1) They all simulate a user visiting your website.
2) They all extract information from your website
3) They all have to view the HTML code of the page; otherwise they cannot extract that information which is not actually shown to users
4) Scraping gets a bad press; but it’s only really web ripping which causes larger loads on your website
The real difference cited by those who champion scanning as a superior method, is the fact that there are no manual templates (also known as agents) to build; therefore the scanning is able to view a page in much the same way that a human does. However, in many trials we have seen poor results – especially for merchants with lots of data. The truth is that trained experts need to assess every website to identify all the nuances, which might only be found within a certain category with a more complex structure.
Of course, scanning can be a less expensive option – but at what opportunity cost, when the quality is not what it should be?
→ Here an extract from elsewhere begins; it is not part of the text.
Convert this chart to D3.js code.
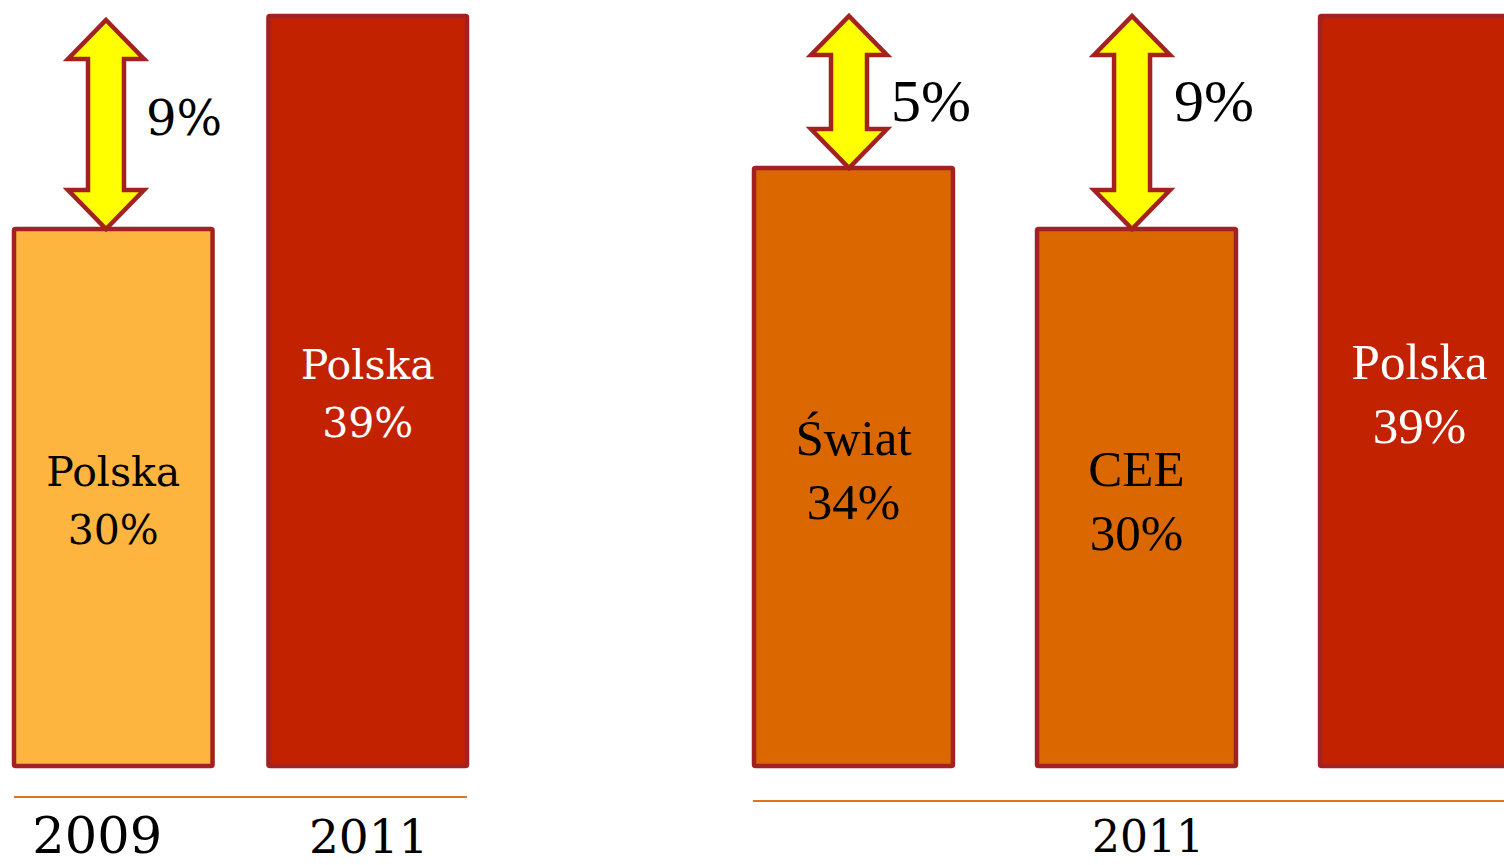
<!DOCTYPE html>
<meta charset="utf-8">
<style>
  html, body {
    margin: 0;
    padding: 0;
    background: #fff;
    overflow: hidden;
  }
  svg {
    display: block;
  }
  .bar {
    stroke: #a32121;
    stroke-width: 4.5;
  }
  .arrow {
    fill: #ffff00;
    stroke: #a32121;
    stroke-width: 4.5;
    stroke-linejoin: miter;
  }
  .base {
    stroke: #e3731a;
    stroke-width: 2;
  }
  .left text {
    font-family: "DejaVu Serif", serif;
  }
  .right text {
    font-family: "Liberation Serif", serif;
  }
</style>
<script src="https://cdn.jsdelivr.net/npm/d3@7"></script>
<body>
<script>
  // left panel: Polska 2009 vs 2011
  var leftYears = ["2009", "2011"];
  var leftNames = ["Polska", "Polska"];
  var leftValues = [30, 39];
  var leftGaps = [9, null];

  // right panel: 2011, Świat / CEE / Polska
  var rightNames = ["Świat", "CEE", "Polska"];
  var rightValues = [34, 30, 39];
  var rightGaps = [5, 9, null];
  var rightYear = "2011";

  var width = 1504, height = 865;

  var svg = d3.select('body').append('svg')
    .attr('width', width)
    .attr('height', height);

  // the slide isn't drawn to scale, so a piecewise scale keeps the bar tops where they were
  var y = d3.scaleLinear()
    .domain([0, 30, 34, 39])
    .range([766, 227, 166, 14]);

  var fills = {
    light: '#fdb53f',
    mid: '#db6700',
    dark: '#c22200'
  };

  function arrowPath(cx, top, bottom) {
    var hw = 38, sw = 18, hh = 39;
    return [
      [cx, top], [cx + hw, top + hh], [cx + sw, top + hh],
      [cx + sw, bottom - hh], [cx + hw, bottom - hh], [cx, bottom],
      [cx - hw, bottom - hh], [cx - sw, bottom - hh], [cx - sw, top + hh],
      [cx - hw, top + hh]
    ].map(function(p) { return p.join(','); }).join(' ');
  }

  function panel(cls, x, names, values, gaps, colors, opts) {
    var g = svg.append('g').attr('class', cls);
    var data = names.map(function(n, i) {
      return { key: x.domain()[i], name: n, value: values[i], gap: gaps[i], color: colors[i] };
    });

    g.selectAll('.bar')
      .data(data)
      .enter().append('rect')
      .attr('class', 'bar')
      .attr('x', d => x(d.key) + 2)
      .attr('y', d => y(d.value) + 2)
      .attr('width', x.bandwidth() - 4)
      .attr('height', d => y(0) - y(d.value) - 2)
      .attr('rx', 1.5)
      .attr('fill', d => d.color);

    var lab = g.selectAll('.lab')
      .data(data)
      .enter().append('text')
      .attr('class', 'lab')
      .attr('text-anchor', 'middle')
      .attr('font-size', opts.labelSize)
      .attr('fill', d => d.color === fills.dark ? '#fff' : '#000');
    lab.append('tspan')
      .attr('x', d => x(d.key) + x.bandwidth() / 2)
      .attr('y', d => (y(d.value) + y(0)) / 2 - 11)
      .text(d => d.name);
    lab.append('tspan')
      .attr('x', d => x(d.key) + x.bandwidth() / 2)
      .attr('y', d => (y(d.value) + y(0)) / 2 - 11 + opts.lineGap)
      .text(d => d.value + '%');

    var gapData = data.filter(d => d.gap != null);
    g.selectAll('.arrow')
      .data(gapData)
      .enter().append('polygon')
      .attr('class', 'arrow')
      .attr('points', d => arrowPath(x(d.key) + opts.arrowDx,
        y(d.value + d.gap) + opts.arrowTop, y(d.value) + 2));

    g.selectAll('.gap')
      .data(gapData)
      .enter().append('text')
      .attr('class', 'gap')
      .attr('font-size', opts.gapSize)
      .attr('x', d => x(d.key) + opts.arrowDx + opts.gapDx)
      .attr('y', d => y(d.value + d.gap) + opts.gapDy)
      .text(d => d.gap + '%');

    return g;
  }

  // left panel
  var xLeft = d3.scaleBand()
    .domain(leftYears)
    .range([12, 469])
    .paddingInner(0.204);

  var left = panel('left', xLeft, leftNames, leftValues, leftGaps,
    [fills.light, fills.dark],
    { labelSize: 41, lineGap: 58, gapSize: 48, arrowDx: 94, arrowTop: 6, gapDx: 40, gapDy: 121 });

  left.append('line')
    .attr('class', 'base')
    .attr('x1', 14).attr('x2', 467)
    .attr('y1', 797).attr('y2', 797);

  left.selectAll('.year')
    .data(leftYears)
    .enter().append('text')
    .attr('class', 'year')
    .attr('font-size', (d, i) => i === 0 ? 51 : 47)
    .attr('text-anchor', 'middle')
    .attr('x', (d, i) => xLeft(d) + xLeft.bandwidth() / 2 - (i === 0 ? 16 : -1))
    .attr('y', 853)
    .text(d => d);

  // right panel
  var xRight = d3.scaleBand()
    .domain(rightNames.map((d, i) => 'r' + i))
    .range([752, 1521])
    .paddingInner(0.283);

  var right = panel('right', xRight, rightNames, rightValues, rightGaps,
    [fills.mid, fills.mid, fills.dark],
    { labelSize: 51, lineGap: 64, gapSize: 60, arrowDx: 97, arrowTop: 2, gapDx: 42, gapDy: 107 });

  right.append('line')
    .attr('class', 'base')
    .attr('x1', 753).attr('x2', width)
    .attr('y1', 801).attr('y2', 801);

  right.append('text')
    .attr('font-size', 44)
    .attr('text-anchor', 'middle')
    .style('font-family', '"DejaVu Serif", serif')
    .attr('x', 1148)
    .attr('y', 852)
    .text(rightYear);
</script>
</body>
Intelligent Reach’s Director of Integration, Matt Sullivan, explains that our scraping technology functions in such a way that we only extract the requested items (defined by the HTML tags on a merchant’s site) – such as image URL, SKU, description etc; it doesn’t render the whole page, which is what occurs when you view a page through a web browser. “This has two immediate advantages; namely, that it drastically reduces both the load and the bandwidth on the target web server,” says Matt.
“As a consequence of the saving made by this reduced load, we can potentially increase the rate [or, number of pages scraped simultaneously], which helps to work through large sites in a sensible length of time – whilst not overloading, or causing undue strain on, their web system”.
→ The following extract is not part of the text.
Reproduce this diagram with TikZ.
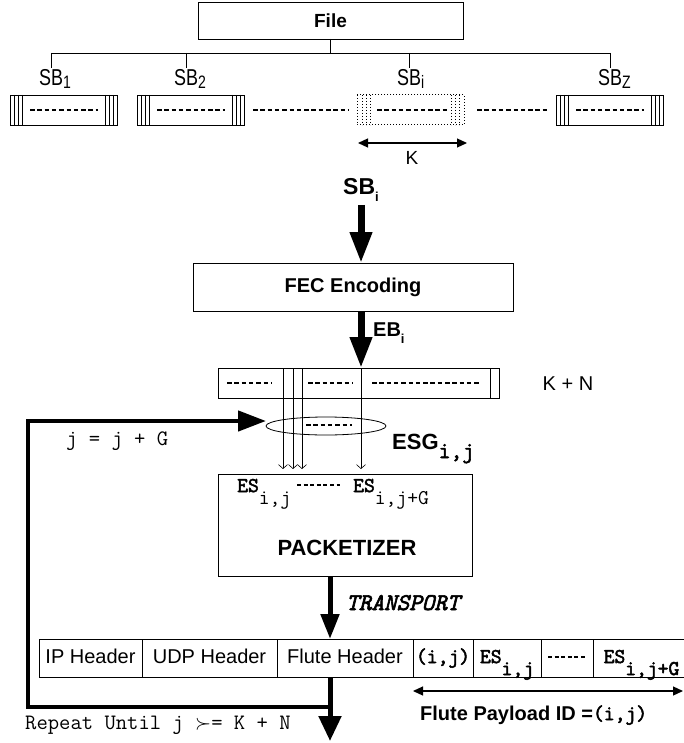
\documentclass[tikz,border=0pt]{standalone}
\usepackage{fontspec}
\setmainfont{Liberation Sans}
\newfontfamily\narrowsf{Liberation Sans}[FakeStretch=0.78]
\newfontfamily\ttb{Latin Modern Mono}[FakeBold=2.5]
\usetikzlibrary{arrows.meta,positioning,shapes.geometric}

\newcommand{\pt}[1]{\fontsize{#1}{#1}\selectfont}
\newcommand{\lowsub}[2]{\raisebox{-#1}[0pt][0pt]{#2}}

\tikzset{
  box/.style={draw, line width=0.8pt, inner sep=0pt, outer sep=0pt},
  cell/.style={draw, line width=0.8pt, inner sep=0pt, outer sep=0pt,
    minimum height=38pt, text height=14pt, text depth=4pt, font=\pt{20}},
  filler/.style={line width=1.8pt, dash pattern=on 4.5pt off 2.8pt},
  fat/.style={line width=7pt, -{Triangle[length=31pt,width=21pt]}},
  loopline/.style={line width=4.5pt},
  feed/.style={line width=0.6pt, shorten >=5pt, -{Straight Barb[length=4pt,width=9pt]}},
  spanarrow/.style={line width=1.2pt,
    {Triangle[length=10pt,width=9pt]}-{Triangle[length=10pt,width=9pt]}},
  lab/.style={anchor=base west, inner sep=0pt},
}

\begin{document}
\begin{tikzpicture}[x=1pt,y=-1pt]
    \useasboundingbox (0,0) rectangle (683,743);

    % file and source blocks
    \node[box, minimum width=265pt, minimum height=37pt, font=\bfseries\pt{19}] (file) at (330.5,20.5) {File};
    \coordinate (bus) at (330.5,53);
    \draw[line width=0.8pt] (file.south) -- (bus);
    \foreach \name/\x/\sub in {sba/51/1, sbb/186/2, sbi/409/i, sbz/610/Z} {
        \coordinate (\name-t) at (\x,53);
        \coordinate (\name-e) at (\x,68);
        \draw[line width=0.8pt] (\name-t) -- (\name-e);
        \node[lab, font=\narrowsf\pt{23}] (\name-lab) at (\x-12,86) {SB\lowsub{3pt}{\pt{18}\sub}};
    }
    \draw[line width=0.8pt] (sba-t) -- (sbz-t);

    \foreach \x in {10,137,556} {
        \draw[line width=0.8pt] (\x,95) rectangle ++(107,30);
        \foreach \d in {4,8,12} {
            \draw[line width=0.7pt] (\x+\d,95) -- ++(0,30);
            \draw[line width=0.7pt] (\x+107-\d,95) -- ++(0,30);
        }
        \draw[filler] (\x+20,110) -- ++(68,0);
    }
    \draw[dotted, line width=1pt] (357,95) rectangle ++(107,30);
    \foreach \d in {5,9,13} {
        \draw[dotted, line width=1pt] (357+\d,95) -- ++(0,30);
        \draw[dotted, line width=1pt] (464-\d,95) -- ++(0,30);
    }
    \draw[filler] (377,110) -- (447,110);
    \draw[filler] (253,110) -- (348,110);
    \draw[filler] (477,110) -- (547,110);

    \coordinate (ka) at (358,143);
    \coordinate (kb) at (467,143);
    \draw[spanarrow] (ka) -- (kb);
    \node[font=\pt{19}] (klab) at (412,158) {K};

    % FEC encoding
    \node[lab, font=\bfseries\pt{23}] (sbin) at (343,195) {SB\lowsub{7pt}{\pt{13}i}};
    \node[box, minimum width=320pt, minimum height=48pt, font=\bfseries\pt{20}] (fec) at (353,287) {FEC Encoding};
    \coordinate (sbarrow) at (361,205);
    \draw[fat] (sbarrow) -- (sbarrow |- fec.north);

    \node[box, minimum width=281pt, minimum height=30pt] (kn) at (358.5,383) {};
    \draw[fat] (sbarrow |- fec.south) -- (sbarrow |- kn.north);
    \node[lab, font=\bfseries\pt{20}] (ebin) at (373,336) {EB\lowsub{7pt}{\pt{13}i}};
    \draw[line width=0.8pt] ([xshift=-9pt]kn.north east) -- ([xshift=-9pt]kn.south east);
    \draw[filler] (227,383) -- (272,383);
    \draw[filler] (308,383) -- (353,383);
    \draw[filler] (372,383) -- (480,383);
    \node[font=\pt{20}] (knlab) at (568,384) {K + N};

    % encoding symbol group
    \node[ellipse, draw, line width=0.8pt, minimum width=120pt, minimum height=18pt, inner sep=0pt] (esg) at (326,426) {};
    \draw[filler] (306,425) -- (352,425);
    \node[lab, font=\bfseries\pt{22}] (esglab) at (392,449) {ESG\lowsub{9pt}{\ttb\pt{23}i,j}};

    % packetizer
    \node[box, minimum width=254pt, minimum height=102pt] (pack) at (345,525) {};
    \foreach \x in {283,293,302,361} {
        \draw[feed] (\x,0 |- kn.north) -- (\x,0 |- pack.north);
    }
    \node[lab, font=\ttb\pt{21}] (esa) at (237,492) {ES\lowsub{12pt}{\ttfamily i,j}};
    \draw[line width=1.5pt, dash pattern=on 4pt off 2.6pt] (297,485) -- (340,485);
    \node[lab, font=\ttb\pt{21}] (esb) at (353,492) {ES\lowsub{12pt}{\ttfamily i,j+G}};
    \node[font=\bfseries\pt{22}] (packlab) at (347,548) {PACKETIZER};

    % loop back
    \coordinate (loopin) at (266,421);
    \coordinate (lc1) at (28,421);
    \coordinate (lc2) at (28,707);
    \coordinate (lc3) at (330,707);
    \draw[loopline, -{Triangle[length=28pt,width=20pt]}] (lc3) -- (lc2) -- (lc1) -- (loopin);
    \node[lab, font=\ttfamily\pt{22}] (jinc) at (66,445) {j = j + G};

    % packet
    \node[cell, minimum width=103pt, anchor=west] (ip) at (39,658) {IP Header};
    \node[cell, minimum width=135pt, right=0pt of ip] (udp) {UDP Header};
    \node[cell, minimum width=136pt, right=0pt of udp] (flute) {Flute Header};
    \node[cell, minimum width=60pt, right=0pt of flute, font=\ttb\pt{21}] (ij) {(i,j)};
    \node[cell, minimum width=68pt, right=0pt of ij, font=\ttb\pt{21}] (esc) {ES\lowsub{12pt}{i,j}};
    \node[cell, minimum width=52pt, right=0pt of esc] (dots) {};
    \node[cell, minimum width=97pt, right=0pt of dots, font=\ttb\pt{21}] (esd) {ES\lowsub{12pt}{i,j+G}};
    \draw[line width=1.5pt, dash pattern=on 4pt off 2.6pt] ([xshift=7pt,yshift=1pt]dots.west) -- ([xshift=-7pt,yshift=1pt]dots.east);

    \coordinate (tra) at (330,0 |- pack.south);
    \draw[line width=5pt, -{Triangle[length=25pt,width=18pt]}] (tra) -- (tra |- flute.north);
    \node[lab, font=\ttb\itshape\pt{24}] (translab) at (346,610) {TRANSPORT};

    \coordinate (pla) at (413,691);
    \coordinate (plb) at (683,691);
    \draw[spanarrow] (pla) -- (plb);
    \node[lab, font=\bfseries\pt{20}] (payload) at (420,720) {Flute Payload ID =\ttb\pt{21}(i,j)};

    \coordinate (out) at (330,741);
    \draw[line width=5pt, -{Triangle[length=25pt,width=22pt]}] (tra |- flute.south) -- (out);
    \node[lab, font=\ttfamily\pt{22}] (repeat) at (25,729) {Repeat Until j $\succ$= K + N};
\end{tikzpicture}
\end{document}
Moreover, Matt points out, Intelligent Reach only scrapes at agreed times each day – ideally, after site replication has taken place in the small hours of the day.
“If we are running a complimentary scrape in order to assist the data already provided in a separate product feed, we will only scrape for the information missing – and nothing else.” This also serves to improve speed and load.
Matt goes on to highlight the fact that each and every one of the scrape templates that we use to lift data from a merchant’s website, is bespoke to that website, and is furthermore optimised for performance and the specific nuances of the site in question.
For those who are still hesitant, Intelligent Reach is committed to total web scraping transparency – using fixed IP addresses for the process, which clients can monitor to reassure themselves of the safety of such data mining activities, and the minimal impact on their site.
So to summarise: whilst data extracted directly from your system is the most ideal solution to create a feed, scraping – particularly in the safe and efficient way that Intelligent Reach runs it – is the best possible alternative for those merchants whose sites may possess a complex and nuanced structure. Don’t be fooled by the terminology: scraping is no less secure than scanning, and overall, it’s much more thorough and flexible. If it wasn’t, Intelligent Reach wouldn’t do it.